The inconclusiveness of feelings that arise move with a heat and dynamism analogous to the surface of the sun. (10)
Like Meetze’s poems, which address the negative space between the trees, Lee’s poems call attention to the “negative space that once stood for light” by measuring the ocean through “brightness,” or the remembrance of a beautiful sunset. By using language to provide secondhand definitions of light, these poems generate a sense of “inconclusiveness” about their subject matter because of its “dynamism” and ever-shifting nature.

Lee brings this elusiveness into greater focus during the chapbook’s second half, titled “On Light.” The opening section reads in its entirety:
Add light to light and you have darkness.
Add light to light and you have expanse.
Add light to light and you have memory.
Add light to light and you have light. (13)
Employing the synactical structure of mathematics, the poem is at once contradictory, tautological, noetic, inscrutable, and absurd.

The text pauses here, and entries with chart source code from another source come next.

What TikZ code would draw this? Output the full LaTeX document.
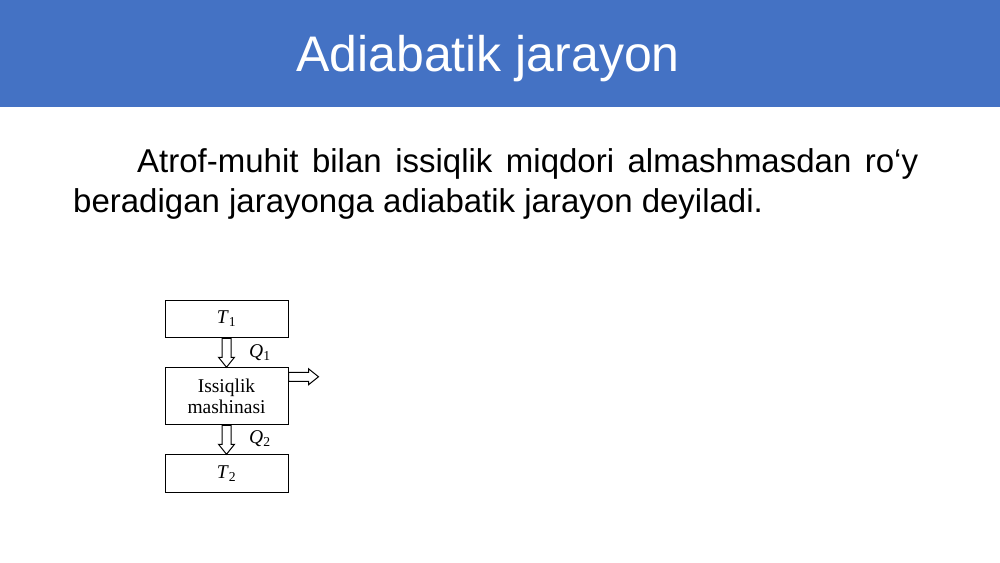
\documentclass[tikz,border=0pt]{standalone}
\usepackage{fontspec}
\setmainfont{Liberation Serif}
\newfontfamily\arialfont{Liberation Sans}
\usetikzlibrary{positioning,calc}

\definecolor{headblue}{HTML}{4472C4}

\tikzset{
    box/.style={draw, line width=1pt, minimum width=123pt, inner sep=0pt,
        align=center, font=\fontsize{19.5}{21}\selectfont},
    lbl/.style={inner sep=0pt, anchor=base west, font=\fontsize{19.5}{21}\selectfont},
    hollow/.style={draw, fill=white, line width=1pt, to path={
        ($(\tikztostart)!4.5pt!90:(\tikztotarget)$)
        -- ($(\tikztotarget)!10pt!(\tikztostart)!4.5pt!90:(\tikztotarget)$)
        -- ($(\tikztotarget)!10pt!(\tikztostart)!8pt!90:(\tikztotarget)$)
        -- (\tikztotarget)
        -- ($(\tikztotarget)!10pt!(\tikztostart)!8pt!-90:(\tikztotarget)$)
        -- ($(\tikztotarget)!10pt!(\tikztostart)!4.5pt!-90:(\tikztotarget)$)
        -- ($(\tikztostart)!4.5pt!-90:(\tikztotarget)$) -- cycle}}
}

\begin{document}
\begin{tikzpicture}[x=1pt,y=-1pt]
    \useasboundingbox (0,0) rectangle (1000,562);
    \fill[headblue] (0,0) rectangle (1000,107);
    \node[anchor=base, text=white, inner sep=0pt,
        font=\arialfont\fontsize{50}{60}\selectfont] (title) at (488,71) {Adiabatik jarayon};
    \node[anchor=north west, inner sep=0pt, text width=845pt, align=justify,
        font=\arialfont\fontsize{33}{40}\selectfont] (def) at (73,148)
        {\hspace*{64pt}Atrof-muhit bilan issiqlik miqdori almashmasdan ro‘y\linebreak
        beradigan jarayonga adiabatik jarayon deyiladi.};

    \node[box, minimum height=37.5pt] (t1) at (226.5,319) {\textit{T}\textsubscript{1}};
    \node[box, minimum height=57pt, below=29pt of t1] (m) {Issiqlik\\mashinasi};
    \node[box, minimum height=38pt, below=29pt of m] (t2) {\textit{T}\textsubscript{2}};
    \draw[hollow] (t1.south) to (m.north);
    \draw[hollow] (m.south) to (t2.north);
    \coordinate (w0) at ([yshift=19.5pt]m.east);
    \coordinate (w1) at ([xshift=30pt]w0);
    \draw[hollow] (w0) to (w1);
    \node[lbl] (q1) at (249,357) {\textit{Q}\textsubscript{1}};
    \node[lbl] (q2) at (249,443) {\textit{Q}\textsubscript{2}};
\end{tikzpicture}
\end{document}
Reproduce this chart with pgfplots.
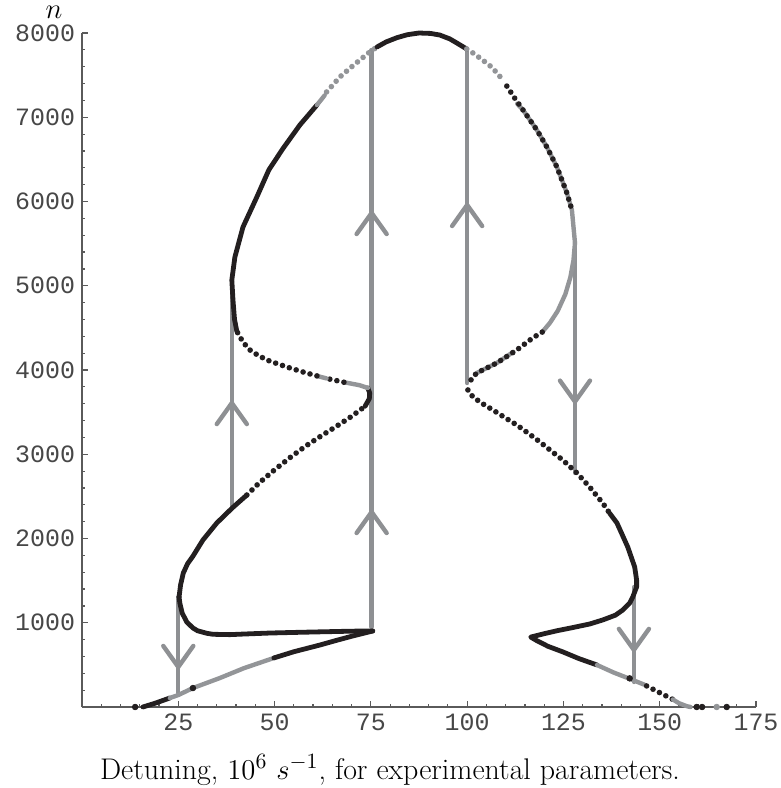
\documentclass[border=0pt]{standalone}
\usepackage{fontspec}
\usepackage{pgfplots}
\pgfplotsset{compat=1.18}
\newfontfamily\monof{Liberation Mono}
\definecolor{blk}{HTML}{231F20}
\definecolor{gry}{HTML}{939598}
\definecolor{vgry}{HTML}{8E9093}
\definecolor{axc}{HTML}{5A5A5A}
\tikzset{
 bsol/.style={blk, line width=2.4bp, line join=round, line cap=round},
 bdot/.style={blk, line width=2.8bp, line cap=round, dash pattern=on 0pt off 3.6bp},
 gsol/.style={gry, line width=2.2bp, line cap=round, line join=round},
 gdot/.style={gry, line width=2.8bp, line cap=round, dash pattern=on 0pt off 3.6bp},
 vln/.style={vgry, line width=2.2bp, line cap=round, line join=round},
}
\begin{document}
\begin{tikzpicture}
\useasboundingbox (-41bp,-40.5bp) rectangle (349.5bp,353.5bp);
\begin{axis}[
 at={(0,0)}, anchor=south west,
 scale only axis, width=337bp, height=337bp,
 xmin=0, xmax=175, ymin=0, ymax=8000,
 axis lines=left, axis line style={axc, line width=0.6bp, -},
 xtick={25,50,75,100,125,150,175},
 xticklabels={25,50,75,100,125,150,175},
 ytick={1000,2000,3000,4000,5000,6000,7000,8000},
 yticklabels={1000,2000,3000,4000,5000,6000,7000,8000},
 minor xtick={5,10,...,170}, minor ytick={200,400,...,7800},
 tick align=inside, major tick length=2.8bp, minor tick length=1.7bp,
 every tick/.style={axc, line width=0.6bp},
 ticklabel style={font=\monof\fontsize{12.5}{14}\selectfont, text=black!72},
 yticklabel style={inner ysep=0pt},
 xlabel={Detuning, $10^6$ $s^{-1}$, for experimental parameters.},
 xlabel style={font=\fontsize{15}{18}\selectfont, at={(axis description cs:0.457,0)}, anchor=base, yshift=-36bp},
 ylabel={$n$},
 ylabel style={font=\Large, rotate=-90, inner sep=0pt, at={(axis description cs:-0.0415,1.0305)}, anchor=center},
 clip=false,
]
% vertical transition lines with chevrons
\addplot[vln] coordinates {(25,1306) (25,165)};
\addplot[vln] coordinates {(21.1,725) (25,475) (28.9,725)};
\addplot[vln] coordinates {(38.9,2362) (38.9,4914)};
\addplot[vln] coordinates {(35,3358) (38.9,3608) (42.8,3358)};
\addplot[vln] coordinates {(75.2,950) (75.2,7798)};
\addplot[vln] coordinates {(71.3,2065) (75.2,2315) (79.1,2065)};
\addplot[vln] coordinates {(71.3,5614) (75.2,5864) (79.1,5614)};
\addplot[vln] coordinates {(100,3846) (100,7798)};
\addplot[vln] coordinates {(96.1,5709) (100,5959) (103.9,5709)};
\addplot[vln] coordinates {(128,5508) (128,2778)};
\addplot[vln] coordinates {(124.1,3874) (128,3624) (131.9,3874)};
\addplot[vln] coordinates {(143.3,1424) (143.3,297)};
\addplot[vln] coordinates {(139.4,927) (143.3,677) (147.2,927)};
% curve
\addplot[bsol] coordinates {(15.8,0) (19,45) (22.8,107)};
\addplot[gsol] coordinates {(22.8,107) (25,142) (28.8,225) (35.8,344) (42,460) (49.8,582)};
\addplot[bsol] coordinates {(49.8,582) (55,656) (61.8,736) (66,790) (70.3,843) (74,885) (75.5,902)};
\addplot[bsol] coordinates {(75.5,902) (74,903) (68,898) (61.8,892) (55,885) (48.8,878) (42,866) (38.4,859) (34,863) (32.4,875) (30,905) (28.8,938) (27.2,1009) (26,1116) (25.4,1234) (25.2,1306)};
\addplot[bsol] coordinates {(25.2,1306) (25.6,1450) (26.3,1590) (27.4,1700) (28.8,1790) (31.4,1982) (35,2184) (39,2362) (42.8,2516)};
\addplot[bdot] coordinates {(42.8,2516) (46,2660) (50,2815) (54,2960) (58,3095) (62,3215) (66,3330) (70,3450) (73.5,3570)};
\addplot[bsol] coordinates {(73.5,3570) (74.6,3660) (74.7,3727) (74.2,3787)};
\addplot[gsol] coordinates {(74.2,3787) (72,3820) (68,3855)};
\addplot[bdot] coordinates {(68,3855) (63.5,3900)};
\addplot[gsol] coordinates {(63.5,3900) (61,3930)};
\addplot[bdot] coordinates {(61,3930) (57.5,3975) (54,4024) (51,4070) (48,4119) (45.5,4180) (43.6,4238) (42,4320) (41,4393) (40.2,4460)};
\addplot[bsol] coordinates {(40.2,4460) (39.6,4600) (39.2,4832) (38.9,5068) (39.7,5341) (41.8,5697) (45.4,6054) (48.5,6374) (52.2,6630) (56.6,6910) (61,7145)};
\addplot[gsol] coordinates {(61,7145) (63,7260)};
\addplot[gdot] coordinates {(63.5,7300) (67,7480) (70.3,7610) (74.7,7775) (76.6,7834)};
\addplot[bsol] coordinates {(76.6,7834) (79,7895) (81.8,7945) (84.5,7980) (87.5,8000) (90.5,7995) (92.9,7976) (95.5,7930) (97.3,7882) (99.9,7810)};
\addplot[gdot] coordinates {(99.9,7810) (101.5,7763) (104,7680) (106.5,7590) (109.3,7442)};
\addplot[gsol] coordinates {(113,7160) (114.5,7087) (118.1,6849) (120.7,6647) (123.3,6410) (125.9,6101) (127.2,5900) (128,5508)};
\addplot[bdot] coordinates {(110.3,7370) (112.3,7230) (114.5,7087) (118.1,6849) (120.7,6647) (123.3,6410) (125.9,6101) (127.2,5900)};
\addplot[gsol] coordinates {(128,5508) (127.6,5300) (126.8,5100) (125.5,4900) (123.5,4700) (121.5,4560) (119.5,4450)};
\addplot[gsol] coordinates {(102.5,3965) (107.7,4083) (112,4215)};
\addplot[bdot] coordinates {(119.5,4450) (117,4380) (112.9,4238) (107.7,4083) (102.5,3965) (101.2,3900) (100.4,3830)};
\addplot[bdot] coordinates {(100.2,3763) (101.5,3680) (104,3600) (106.7,3525) (109.8,3435) (112.9,3347) (115.9,3248) (118.9,3146) (121.8,3040) (124.8,2932) (128.5,2778) (131.8,2611) (135.2,2421) (137,2300)};
\addplot[bsol] coordinates {(137,2300) (138.9,2184) (141.7,1899) (143.5,1662) (144,1507) (144,1424) (143,1306) (142.2,1234) (140.4,1151) (138.5,1090) (135.2,1033) (131.8,985) (126.6,935) (123.3,905) (120,870) (116.5,830) (118,790) (121,720) (124.8,655) (129,575) (133.7,499)};
\addplot[gsol] coordinates {(133.7,499) (138,410) (142.2,335) (146,265)};
\addplot[bdot] coordinates {(146.6,250) (150,170) (153.4,90)};
\addplot[gsol] coordinates {(153.4,90) (155,45) (157,10) (158,0)};
\addplot[only marks, mark=*, mark size=1.4bp, blk] coordinates {(13.8,0) (159.6,0) (161,0) (167.4,0) (142.2,340) (28.8,225)};
\addplot[only marks, mark=*, mark size=1.4bp, gry] coordinates {(164.8,0)};
\end{axis}
\end{tikzpicture}
\end{document}
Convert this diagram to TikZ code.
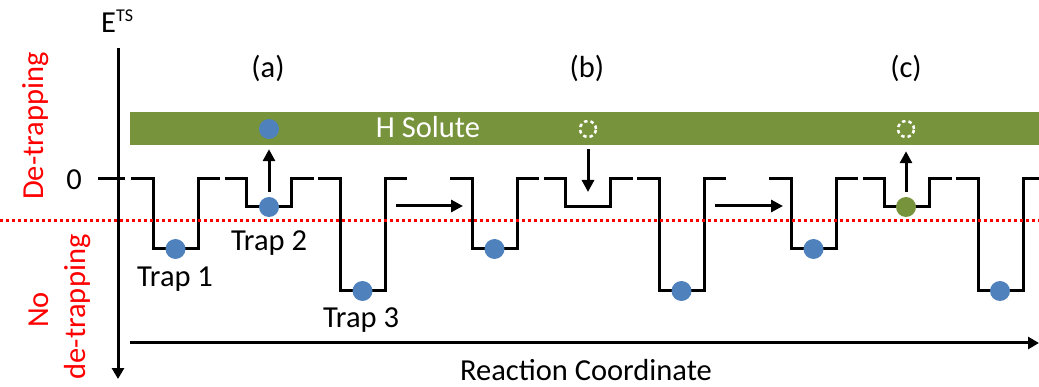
\documentclass[tikz,border=0pt]{standalone}
\usepackage{fontspec}
\setmainfont{Carlito}
\usetikzlibrary{arrows.meta,calc}
\definecolor{solgreen}{HTML}{77933C}
\definecolor{hblue}{HTML}{4F81BD}
\newcommand{\lbl}{\fontsize{30.5}{34}\selectfont}

\begin{document}
\begin{tikzpicture}[x=1pt,y=-1pt,
  every node/.style={font=\lbl},
  prof/.style={line width=3pt},
  ax/.style={line width=3pt,-{Triangle[length=11pt,width=12pt]}},
  arr/.style={line width=3pt,-{Triangle[length=12pt,width=12pt]}},
  ball/.style={circle,fill=hblue,minimum size=20pt,inner sep=0pt},
  gball/.style={ball,fill=solgreen},
  ghost/.style={circle,draw=white,line width=2.5pt,dash pattern=on 3.5pt off 3pt,minimum size=16pt,inner sep=0pt},
  txt/.style={anchor=base,inner sep=0pt},
  redtxt/.style={txt,text=red,rotate=90}
]
\useasboundingbox (0,0) rectangle (1039,387);

% solute band
\node[fill=solgreen,anchor=north west,minimum width=909pt,minimum height=33pt,inner sep=0pt] (band) at (130,112) {};
\node[txt,text=white] (hs) at (428,138) {H Solute};

% energy landscape: three panels of three traps each
\foreach \d in {0,319,638}{
  \foreach \k/\b in {0/249,1/207,2/291}{
    \pgfmathsetmacro\s{131+\d+93.5*\k}
    \pgfmathsetmacro\h{\b-179}
    \draw[prof] (\s,179) -- ++(22,0) -- ++(0,\h) -- ++(45,0) -- ++(0,-\h) -- ++(22,0);
  }
}

% axes
\coordinate (ytop) at (118,48);
\coordinate (ybot) at (118,379);
\draw[ax] (ytop) -- (ybot);
\coordinate (xl) at (130,343);
\coordinate (xr) at (1039,343);
\draw[ax] (xl) -- (xr);
\coordinate (t0) at (98,179);
\coordinate (t1) at (125,179);
\draw[prof] (t0) -- (t1);

% de-trapping threshold
\coordinate (rl) at (0,221);
\coordinate (rr) at (1039,221);
\draw[red,line width=3pt,dash pattern=on 3pt off 3pt] (rl) -- (rr);

% axis labels
\node[txt,anchor=base west] (ets) at (101,33) {E\raisebox{11pt}{\fontsize{18}{18}\selectfont TS}};
\node[txt] (zero) at (74,190) {0};
\node[txt] (rc) at (586,380) {Reaction Coordinate};
\node[redtxt] (dtr) at (43,126) {De-trapping};
\node[redtxt] (no) at (48,310) {No};
\node[redtxt] (ndtr) at (85,307) {de-trapping};

% panel titles
\node[txt] (pa) at (268,78) {(a)};
\node[txt] (pb) at (587,78) {(b)};
\node[txt] (pc) at (906,78) {(c)};

% trap labels
\node[txt] (tr1) at (175,287) {Trap 1};
\node[txt] (tr2) at (269,251) {Trap 2};
\node[txt] (tr3) at (361,327) {Trap 3};

% panel (a)
\node[ball] (a1) at (175.5,249) {};
\node[ball] (a2) at (269,207) {};
\node[ball] (a3) at (362.5,291) {};
\node[ball] (sa) at (269,129) {};
\draw[arr,shorten <=5pt,shorten >=10pt] (a2.north) -- (sa.south);

% panel (b)
\node[ball] (b1) at (494.5,249) {};
\node[ball] (b3) at (681.5,291) {};
\node[ghost] (gb) at (588,129) {};
\coordinate (fb) at (588,207);
\draw[arr,shorten <=11pt,shorten >=15pt] (gb.south) -- (fb);

% panel (c)
\node[ball] (c1) at (813.5,249) {};
\node[gball] (c2) at (906,207) {};
\node[ball] (c3) at (1000,291) {};
\node[ghost] (gc) at (906,129) {};
\draw[arr,shorten <=5pt,shorten >=13pt] (c2.north) -- (gc.south);

% transitions between panels
\coordinate (ab0) at (396,206);
\coordinate (ab1) at (463,206);
\draw[arr] (ab0) -- (ab1);
\coordinate (bc0) at (715,206);
\coordinate (bc1) at (783,206);
\draw[arr] (bc0) -- (bc1);
\end{tikzpicture}
\end{document}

How can “light” become “darkness” through addition? How can one add more light to light? Can light be augmented, or is it simply a static state of being? What is the relationship between light and spatial (i.e. “expanse”) and temporal (i.e. “memory”) constraints?

The strength, I believe, of Lee’s poems is that they do not answer these question out-right or in a definitive manner; instead, they continually alter our understanding of light until we realize that it “is more complicated” (18) than we heretofore expected or thought. We might never crack the “cipher” of light’s “myriad message” (22), but in this there is no shame. It is simply enough to “Announce” and “Speak” (22) of light through the warped language of poetry.